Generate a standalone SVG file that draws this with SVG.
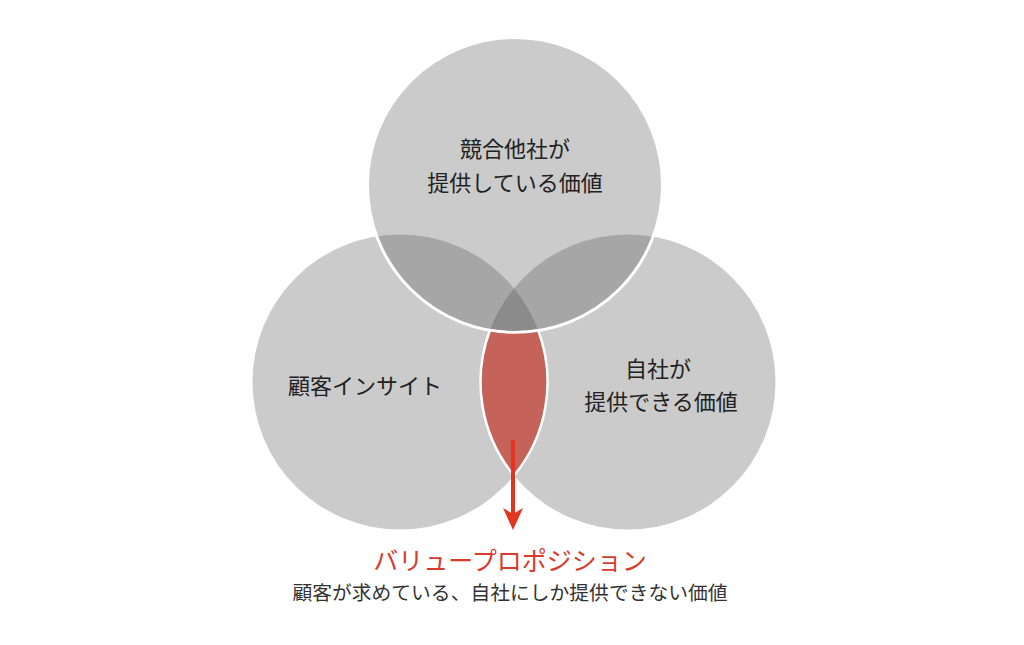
<svg xmlns="http://www.w3.org/2000/svg" width="1024" height="645" viewBox="0 0 1024 645">
<style>
.base{fill:#cbcbcb}
.pair{fill:#a6a6a6}
.lbl{font-family:"Noto Sans CJK JP","Noto Sans",sans-serif;font-size:22px;fill:#222;text-anchor:middle}
.title{font-family:"Noto Sans CJK JP","Noto Sans",sans-serif;font-size:25px;fill:#d93a2b;text-anchor:middle}
.sub{font-family:"Noto Sans CJK JP","Noto Sans",sans-serif;font-size:19.8px;fill:#333;text-anchor:middle}
</style>
<defs>
<clipPath id="clipTop"><circle cx="515" cy="185" r="147.5"/></clipPath>
<marker id="arrow" markerUnits="userSpaceOnUse" markerWidth="24" markerHeight="22" refX="8" refY="10" orient="auto" viewBox="0 0 24 22">
<path d="M0,0 L22,10 L0,20 L6,10 Z" fill="#e2341f"/>
</marker>
</defs>
<rect width="1024" height="645" fill="#fff"/>
<g id="customer">
<circle class="base" cx="400" cy="382" r="147.5"/>
</g>
<g id="self">
<circle class="base" cx="628" cy="382" r="147.5"/>
</g>
<g id="competitor">
<circle class="base" cx="515" cy="185" r="147.5"/>
<g clip-path="url(#clipTop)">
<circle class="pair" cx="400" cy="382" r="147.5"/>
<circle class="pair" cx="628" cy="382" r="147.5"/>
</g>
<path d="M514,288.4 A147.5,147.5 0 0 1 538.3,330.6 A147.5,147.5 0 0 1 489.9,330.3 A147.5,147.5 0 0 1 514,288.4 Z" fill="#8b8b8b"/>
<circle cx="515" cy="185" r="147.5" fill="none" stroke="#fff" stroke-width="3"/>
</g>
<g id="value-proposition">
<path d="M489.9,330.3 A147.5,147.5 0 0 0 514,475.6 A147.5,147.5 0 0 0 538.3,330.6 A147.5,147.5 0 0 1 489.9,330.3 Z" fill="#c5625a" stroke="#fff" stroke-width="2.5"/>
</g>
<g id="labels">
<text class="lbl" x="515" y="157">競合他社が</text>
<text class="lbl" x="515" y="191">提供している価値</text>
<text class="lbl" x="365" y="394">顧客インサイト</text>
<text class="lbl" x="658" y="377">自社が</text>
<text class="lbl" x="661" y="410">提供できる価値</text>
<text class="title" x="510" y="570">バリュープロポジション</text>
<text class="sub" x="510" y="600">顧客が求めている、自社にしか提供できない価値</text>
</g>
<g id="connectors">
<line x1="513" y1="440" x2="513" y2="516" stroke="#e2341f" stroke-width="4" marker-end="url(#arrow)"/>
</g>
</svg>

========================================

▸ **Stated task**: From the data above, write out everything exactly except the pictures.

▸ **The reply**:
Generate a standalone SVG file that draws this with SVG.
<svg xmlns="http://www.w3.org/2000/svg" width="1024" height="645" viewBox="0 0 1024 645">
<style>
.base{fill:#cbcbcb}
.pair{fill:#a6a6a6}
.lbl{font-family:"Noto Sans CJK JP","Noto Sans",sans-serif;font-size:22px;fill:#222;text-anchor:middle}
.title{font-family:"Noto Sans CJK JP","Noto Sans",sans-serif;font-size:25px;fill:#d93a2b;text-anchor:middle}
.sub{font-family:"Noto Sans CJK JP","Noto Sans",sans-serif;font-size:19.8px;fill:#333;text-anchor:middle}
</style>
<defs>
<clipPath id="clipTop"><circle cx="515" cy="185" r="147.5"/></clipPath>
<marker id="arrow" markerUnits="userSpaceOnUse" markerWidth="24" markerHeight="22" refX="8" refY="10" orient="auto" viewBox="0 0 24 22">
<path d="M0,0 L22,10 L0,20 L6,10 Z" fill="#e2341f"/>
</marker>
</defs>
<rect width="1024" height="645" fill="#fff"/>
<g id="customer">
<circle class="base" cx="400" cy="382" r="147.5"/>
</g>
<g id="self">
<circle class="base" cx="628" cy="382" r="147.5"/>
</g>
<g id="competitor">
<circle class="base" cx="515" cy="185" r="147.5"/>
<g clip-path="url(#clipTop)">
<circle class="pair" cx="400" cy="382" r="147.5"/>
<circle class="pair" cx="628" cy="382" r="147.5"/>
</g>
<path d="M514,288.4 A147.5,147.5 0 0 1 538.3,330.6 A147.5,147.5 0 0 1 489.9,330.3 A147.5,147.5 0 0 1 514,288.4 Z" fill="#8b8b8b"/>
<circle cx="515" cy="185" r="147.5" fill="none" stroke="#fff" stroke-width="3"/>
</g>
<g id="value-proposition">
<path d="M489.9,330.3 A147.5,147.5 0 0 0 514,475.6 A147.5,147.5 0 0 0 538.3,330.6 A147.5,147.5 0 0 1 489.9,330.3 Z" fill="#c5625a" stroke="#fff" stroke-width="2.5"/>
</g>
<g id="labels">
<text class="lbl" x="515" y="157">競合他社が</text>
<text class="lbl" x="515" y="191">提供している価値</text>
<text class="lbl" x="365" y="394">顧客インサイト</text>
<text class="lbl" x="658" y="377">自社が</text>
<text class="lbl" x="661" y="410">提供できる価値</text>
<text class="title" x="510" y="570">バリュープロポジション</text>
<text class="sub" x="510" y="600">顧客が求めている、自社にしか提供できない価値</text>
</g>
<g id="connectors">
<line x1="513" y1="440" x2="513" y2="516" stroke="#e2341f" stroke-width="4" marker-end="url(#arrow)"/>
</g>
</svg>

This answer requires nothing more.